Radio Diaries is well-known for its contemporary documentaries, like Teenage Diaries, which hands microphones to young people around the country—a gay teen struggles to explain to her Catholic family that her sexuality is not just a “phase,” a young Mexican man who, as a child, crossed the Rio Grande without documents describes his life as an “illegal”—and Prison Diaries, in which inmates, correctional officers and a judge share their versions of life behind bars.

But Radio Diaries also does what we do: recover, rebuild and represent past moments and worlds. Its programs have transported listeners back to the Bonus Marchers’ tent city, to New York’s populist “Miss Subway” pageants of the 1940s that celebrated the city’s female commuters (and integrated more than thirty years before the Miss America pageant did), and the single day in 1936—November 22nd—when bluesman Robert Johnson and cellist Pablo Casals each laid down revolutionary musical tracks.

Radio Diaries interviews scholars and consults with a team of historians (full disclosure: I’m one of them) who serve as story scouts and guides to archival sources and secondary literature. But its producers are especially drawn to stories involving everymen and every-women as historians, puzzling out mysteries from their families’ or communities’ pasts. One woman embarks on a quest to discover the truth about her grandfather, Willie McGee, an African-American man in mid-20th century Mississippi who was charged with raping a white woman, tried by an all-white jury and, despite years of protest, executed in the state’s traveling electric chair. One man goes in search of his uncle, Brother Claude, the Gospel Ranger, an fiery Appalachian speaker and singer whose music shaped early rock n’ roll.

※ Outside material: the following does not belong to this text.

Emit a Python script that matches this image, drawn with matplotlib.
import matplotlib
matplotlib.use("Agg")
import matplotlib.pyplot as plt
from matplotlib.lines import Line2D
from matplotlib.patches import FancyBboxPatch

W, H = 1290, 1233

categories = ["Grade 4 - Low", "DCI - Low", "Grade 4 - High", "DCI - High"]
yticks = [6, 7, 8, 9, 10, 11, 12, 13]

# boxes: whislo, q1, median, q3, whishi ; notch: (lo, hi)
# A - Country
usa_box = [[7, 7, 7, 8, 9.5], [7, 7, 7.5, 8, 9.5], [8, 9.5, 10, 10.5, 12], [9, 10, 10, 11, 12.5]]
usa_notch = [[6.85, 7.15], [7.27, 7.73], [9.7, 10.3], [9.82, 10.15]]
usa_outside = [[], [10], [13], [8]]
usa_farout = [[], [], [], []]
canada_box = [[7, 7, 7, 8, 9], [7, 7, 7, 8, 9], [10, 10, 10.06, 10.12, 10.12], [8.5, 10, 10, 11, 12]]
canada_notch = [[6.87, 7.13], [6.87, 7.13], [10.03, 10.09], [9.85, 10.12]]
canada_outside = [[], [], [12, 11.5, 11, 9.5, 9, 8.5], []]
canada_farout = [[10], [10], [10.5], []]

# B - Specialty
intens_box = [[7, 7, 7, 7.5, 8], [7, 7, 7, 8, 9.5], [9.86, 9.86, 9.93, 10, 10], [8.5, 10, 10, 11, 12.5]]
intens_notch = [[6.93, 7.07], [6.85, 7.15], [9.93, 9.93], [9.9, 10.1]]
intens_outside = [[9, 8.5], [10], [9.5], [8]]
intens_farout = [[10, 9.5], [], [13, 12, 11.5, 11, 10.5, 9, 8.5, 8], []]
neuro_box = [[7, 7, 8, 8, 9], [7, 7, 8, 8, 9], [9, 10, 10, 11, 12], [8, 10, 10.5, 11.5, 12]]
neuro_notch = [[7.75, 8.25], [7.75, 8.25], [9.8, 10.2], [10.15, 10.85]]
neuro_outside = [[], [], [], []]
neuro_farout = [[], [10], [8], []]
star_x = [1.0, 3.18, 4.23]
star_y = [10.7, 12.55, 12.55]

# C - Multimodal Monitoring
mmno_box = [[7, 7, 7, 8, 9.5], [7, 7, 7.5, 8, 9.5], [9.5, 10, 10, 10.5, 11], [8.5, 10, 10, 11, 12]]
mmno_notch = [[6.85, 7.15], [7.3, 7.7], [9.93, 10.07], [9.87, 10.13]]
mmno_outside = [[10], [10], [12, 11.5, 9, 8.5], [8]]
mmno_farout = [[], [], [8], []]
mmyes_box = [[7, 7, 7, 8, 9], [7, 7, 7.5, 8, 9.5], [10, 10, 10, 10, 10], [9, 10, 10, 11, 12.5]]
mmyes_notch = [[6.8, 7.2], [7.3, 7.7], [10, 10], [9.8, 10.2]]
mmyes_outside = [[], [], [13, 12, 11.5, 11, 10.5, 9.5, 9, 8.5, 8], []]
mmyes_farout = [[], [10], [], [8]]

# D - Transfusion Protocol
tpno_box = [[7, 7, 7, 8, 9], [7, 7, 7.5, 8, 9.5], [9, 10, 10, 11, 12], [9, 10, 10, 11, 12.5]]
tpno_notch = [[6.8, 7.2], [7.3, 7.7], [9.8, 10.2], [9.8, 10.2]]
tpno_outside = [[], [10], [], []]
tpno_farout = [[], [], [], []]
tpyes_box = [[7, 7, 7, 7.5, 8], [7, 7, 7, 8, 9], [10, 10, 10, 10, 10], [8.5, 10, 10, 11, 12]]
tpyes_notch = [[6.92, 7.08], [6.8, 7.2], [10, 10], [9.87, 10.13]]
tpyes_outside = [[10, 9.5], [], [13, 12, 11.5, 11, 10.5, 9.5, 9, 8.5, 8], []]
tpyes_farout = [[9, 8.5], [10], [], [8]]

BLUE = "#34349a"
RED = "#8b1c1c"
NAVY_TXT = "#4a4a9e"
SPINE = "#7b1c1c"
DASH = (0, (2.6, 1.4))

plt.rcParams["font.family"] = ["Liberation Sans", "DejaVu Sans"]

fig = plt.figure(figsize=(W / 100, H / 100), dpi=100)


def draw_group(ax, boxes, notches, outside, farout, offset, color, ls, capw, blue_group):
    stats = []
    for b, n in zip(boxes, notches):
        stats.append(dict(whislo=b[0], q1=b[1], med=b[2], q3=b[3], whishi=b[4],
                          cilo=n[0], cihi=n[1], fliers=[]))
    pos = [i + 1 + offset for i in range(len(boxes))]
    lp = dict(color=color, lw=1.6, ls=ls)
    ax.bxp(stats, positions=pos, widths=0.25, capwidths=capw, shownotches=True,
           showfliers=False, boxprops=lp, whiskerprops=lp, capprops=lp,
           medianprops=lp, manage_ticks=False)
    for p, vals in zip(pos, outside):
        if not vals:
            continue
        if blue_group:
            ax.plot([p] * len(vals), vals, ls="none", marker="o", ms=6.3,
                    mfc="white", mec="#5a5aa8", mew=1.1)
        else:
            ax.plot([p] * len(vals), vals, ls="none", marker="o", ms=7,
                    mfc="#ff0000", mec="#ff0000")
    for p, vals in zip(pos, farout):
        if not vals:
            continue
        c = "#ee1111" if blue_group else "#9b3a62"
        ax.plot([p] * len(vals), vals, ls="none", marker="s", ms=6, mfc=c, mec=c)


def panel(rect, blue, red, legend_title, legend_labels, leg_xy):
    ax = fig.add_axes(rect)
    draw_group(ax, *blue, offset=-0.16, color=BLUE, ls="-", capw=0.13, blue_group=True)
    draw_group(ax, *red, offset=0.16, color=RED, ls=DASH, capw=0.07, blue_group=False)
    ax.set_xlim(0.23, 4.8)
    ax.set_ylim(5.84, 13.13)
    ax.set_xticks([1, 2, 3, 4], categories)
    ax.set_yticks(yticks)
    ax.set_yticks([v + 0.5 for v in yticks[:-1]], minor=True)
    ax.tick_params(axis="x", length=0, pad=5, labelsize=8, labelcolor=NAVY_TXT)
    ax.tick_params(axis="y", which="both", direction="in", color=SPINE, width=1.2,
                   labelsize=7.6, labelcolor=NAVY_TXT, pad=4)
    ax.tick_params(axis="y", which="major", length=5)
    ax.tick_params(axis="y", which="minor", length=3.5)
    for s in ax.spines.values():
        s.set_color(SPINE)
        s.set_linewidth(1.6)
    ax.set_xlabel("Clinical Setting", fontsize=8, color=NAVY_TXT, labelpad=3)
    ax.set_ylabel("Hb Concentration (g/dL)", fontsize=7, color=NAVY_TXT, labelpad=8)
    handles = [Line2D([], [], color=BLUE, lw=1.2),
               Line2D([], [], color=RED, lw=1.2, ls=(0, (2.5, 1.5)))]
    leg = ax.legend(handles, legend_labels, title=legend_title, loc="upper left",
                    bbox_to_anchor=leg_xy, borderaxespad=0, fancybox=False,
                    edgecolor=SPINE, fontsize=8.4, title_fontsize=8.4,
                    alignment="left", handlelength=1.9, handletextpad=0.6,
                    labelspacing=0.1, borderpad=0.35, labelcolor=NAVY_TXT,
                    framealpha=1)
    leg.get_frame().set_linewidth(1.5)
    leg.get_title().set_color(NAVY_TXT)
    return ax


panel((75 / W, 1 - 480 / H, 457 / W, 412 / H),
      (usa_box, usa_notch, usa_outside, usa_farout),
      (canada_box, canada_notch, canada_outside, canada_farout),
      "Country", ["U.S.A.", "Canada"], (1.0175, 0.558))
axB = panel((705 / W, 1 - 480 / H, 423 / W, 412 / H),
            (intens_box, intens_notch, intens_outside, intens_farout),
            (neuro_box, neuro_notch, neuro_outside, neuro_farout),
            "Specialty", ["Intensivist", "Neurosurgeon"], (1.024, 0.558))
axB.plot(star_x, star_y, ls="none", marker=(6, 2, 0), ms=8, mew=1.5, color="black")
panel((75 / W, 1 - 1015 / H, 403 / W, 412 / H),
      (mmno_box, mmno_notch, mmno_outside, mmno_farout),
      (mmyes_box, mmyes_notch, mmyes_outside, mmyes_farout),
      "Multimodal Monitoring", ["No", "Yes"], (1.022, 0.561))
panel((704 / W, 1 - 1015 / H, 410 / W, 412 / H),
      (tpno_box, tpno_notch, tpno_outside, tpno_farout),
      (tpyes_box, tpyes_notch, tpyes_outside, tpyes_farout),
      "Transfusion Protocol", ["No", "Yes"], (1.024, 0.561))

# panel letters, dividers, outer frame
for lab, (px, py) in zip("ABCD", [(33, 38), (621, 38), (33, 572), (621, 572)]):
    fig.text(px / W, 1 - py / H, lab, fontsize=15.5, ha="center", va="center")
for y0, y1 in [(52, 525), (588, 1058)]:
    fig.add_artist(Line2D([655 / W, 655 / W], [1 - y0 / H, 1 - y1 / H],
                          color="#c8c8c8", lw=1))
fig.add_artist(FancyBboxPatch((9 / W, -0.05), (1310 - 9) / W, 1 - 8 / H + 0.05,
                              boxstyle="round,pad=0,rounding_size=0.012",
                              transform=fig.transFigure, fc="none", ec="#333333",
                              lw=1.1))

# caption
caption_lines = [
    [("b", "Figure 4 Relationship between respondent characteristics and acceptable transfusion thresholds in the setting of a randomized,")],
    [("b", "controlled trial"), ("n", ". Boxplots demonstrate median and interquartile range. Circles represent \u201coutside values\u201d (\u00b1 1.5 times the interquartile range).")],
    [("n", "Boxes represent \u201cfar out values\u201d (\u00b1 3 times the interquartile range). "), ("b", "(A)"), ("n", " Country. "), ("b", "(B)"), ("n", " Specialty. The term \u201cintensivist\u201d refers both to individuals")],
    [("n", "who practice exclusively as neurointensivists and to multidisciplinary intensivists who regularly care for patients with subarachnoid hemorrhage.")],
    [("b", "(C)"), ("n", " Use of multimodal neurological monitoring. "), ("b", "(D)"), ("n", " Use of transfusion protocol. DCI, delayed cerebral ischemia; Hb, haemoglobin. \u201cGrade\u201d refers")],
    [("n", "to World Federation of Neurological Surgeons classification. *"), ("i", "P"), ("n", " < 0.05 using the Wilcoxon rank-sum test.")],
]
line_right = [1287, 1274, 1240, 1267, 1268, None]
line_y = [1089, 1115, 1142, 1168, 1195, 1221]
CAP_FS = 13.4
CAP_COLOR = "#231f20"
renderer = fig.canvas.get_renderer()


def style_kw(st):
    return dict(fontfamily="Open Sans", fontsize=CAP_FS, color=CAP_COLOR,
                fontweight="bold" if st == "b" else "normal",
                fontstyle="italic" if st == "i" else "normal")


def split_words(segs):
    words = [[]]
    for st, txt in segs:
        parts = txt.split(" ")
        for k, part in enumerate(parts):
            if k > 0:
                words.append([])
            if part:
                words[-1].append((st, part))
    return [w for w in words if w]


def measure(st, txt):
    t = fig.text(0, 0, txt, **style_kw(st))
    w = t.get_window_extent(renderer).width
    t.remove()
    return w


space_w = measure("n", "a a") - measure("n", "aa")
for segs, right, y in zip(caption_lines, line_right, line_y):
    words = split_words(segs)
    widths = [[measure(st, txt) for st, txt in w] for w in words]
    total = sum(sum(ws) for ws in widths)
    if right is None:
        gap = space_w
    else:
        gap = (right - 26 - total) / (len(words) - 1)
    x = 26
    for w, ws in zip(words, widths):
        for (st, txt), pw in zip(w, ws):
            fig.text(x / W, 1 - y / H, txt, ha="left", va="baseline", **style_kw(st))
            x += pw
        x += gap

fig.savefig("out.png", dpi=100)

A self-admitted “archival tape geek,” Radio Diaries founder Joe Richman loves tracking down not just familiar clips of tape but the “moment just before the famous speech, the things that happen on the margins, before the action we all know happens.” The work is labor-intensive and time-consuming: locating usable recordings in private collections, public archives, and media holdings, chasing down interview subjects with stories to tell in front of a microphone, and weaving together their narratives with period music, news recordings, and other soundscapes.

For Radio Diaries’ five-part program on the life of Mandela, Richman spent a year in South Africa recording interviews and gathering tape, receiving what he calls a “master class in the history from the people who experienced it.” He discovered to his surprise that, while film and photo archives had been widely used, “there was all of this audio material that people had paid no attention to”: a boosterish state broadcast champions apartheid as a tool of modern efficiency; lively, satirical songs by black South Africans ridicule the system and its architects. The goal, says Richman, is to connect listeners to experiences different from their own, whether past or present, and to make it “visceral enough that people feel like they’re experiencing it.”

Why support Radio Diaries? Because, as we historians arguably know better than anyone else, textured, well-crafted, richly sourced history costs money, money that Radio Diaries uses resourcefully. Because its programs make the case for what we do—crafting a past that is both its own strange universe, and kin to our own—with intimacy and immediacy. Because the shows are compelling teaching resources (you can tell your students they won’t even have to turn off their phones to listen to them.) And for the sheer delight of hearing Violet Cowden, a former WASP pilot, share a mid-air reverie she’d had, likening a flight through cumulus clouds to a stroll down New York City streets.

As Mandela tells Radio Diaries, “it is always important to look at your history.” And listen to it, too.